### MATERIAL SUPPLIED
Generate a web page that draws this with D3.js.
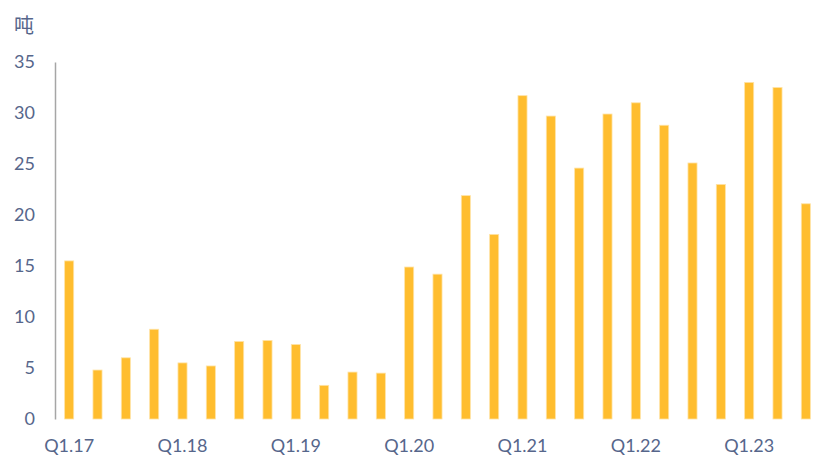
<!DOCTYPE html>
<html><head><meta charset="utf-8">
<script src="https://cdn.jsdelivr.net/npm/d3@7"></script>
<style>html,body{margin:0;padding:0;background:#fff;}</style>
</head><body>
<svg id="c" width="819" height="456"></svg>
<script>
const categories = ["Q1.17","Q2.17","Q3.17","Q4.17","Q1.18","Q2.18","Q3.18","Q4.18","Q1.19","Q2.19","Q3.19","Q4.19","Q1.20","Q2.20","Q3.20","Q4.20","Q1.21","Q2.21","Q3.21","Q4.21","Q1.22","Q2.22","Q3.22","Q4.22","Q1.23","Q2.23","Q3.23"];
const values = [15.5,4.8,6.0,8.8,5.5,5.2,7.6,7.7,7.3,3.3,4.6,4.5,14.9,14.2,21.9,18.1,31.7,29.7,24.6,29.9,31.0,28.8,25.1,23.0,33.0,32.5,21.1];
const yTicks = [0,5,10,15,20,25,30,35];
const xTickLabels = ["Q1.17","Q1.18","Q1.19","Q1.20","Q1.21","Q1.22","Q1.23"];
const unitLabel = "吨";

(function(){
const svg = d3.select("#c");
const font = "Lato, 'Noto Sans CJK SC', sans-serif";
const textColor = "#56668b";
const mLeft = 55, mRight = 820, mTop = 62, mBottom = 419;

const x = d3.scaleBand().domain(categories).range([mLeft, mRight]).paddingInner(0.68).paddingOuter(0.34);
const y = d3.scaleLinear().domain([0, 35]).range([mBottom, mTop]);

svg.append("g").selectAll("rect").data(values).join("rect")
  .attr("x", (d,i) => x(categories[i]))
  .attr("width", x.bandwidth())
  .attr("y", d => y(d))
  .attr("height", d => y(0) - y(d))
  .attr("fill", "#FFBD2E")
  .attr("stroke", "#FFE3A6")
  .attr("stroke-width", 0.8);

const yAxis = svg.append("g").attr("transform", `translate(${mLeft},0)`)
  .call(d3.axisLeft(y).tickValues(yTicks).tickSize(0).tickPadding(20));
yAxis.select(".domain").attr("stroke", "#A6A6A6").attr("stroke-width", 1.5);
yAxis.selectAll("text").attr("font-family", font).attr("font-size", 18).attr("fill", textColor);

const xAxis = svg.append("g").attr("transform", `translate(0,${mBottom})`)
  .call(d3.axisBottom(x).tickValues(xTickLabels).tickSize(0).tickPadding(20));
xAxis.select(".domain").remove();
xAxis.selectAll("text").attr("font-family", font).attr("font-size", 18).attr("fill", textColor);

svg.append("text").attr("x", 14).attr("y", 33).text(unitLabel)
  .attr("font-family", "'Noto Sans CJK SC', sans-serif").attr("font-size", 20).attr("fill", textColor);
})();
</script>
</body></html>
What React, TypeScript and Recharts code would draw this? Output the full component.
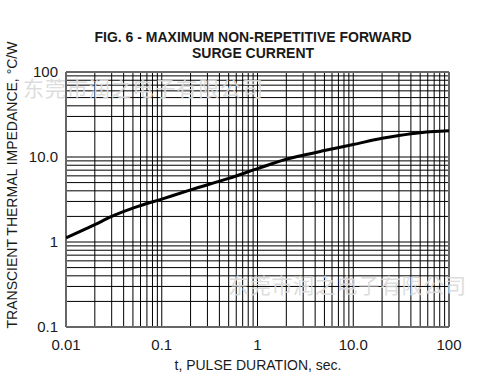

### PROBLEM TO WORK ON
Of the lines in the entries above, how many include "this"? Only the number should be given.

### ANSWER FOR THE TASK
2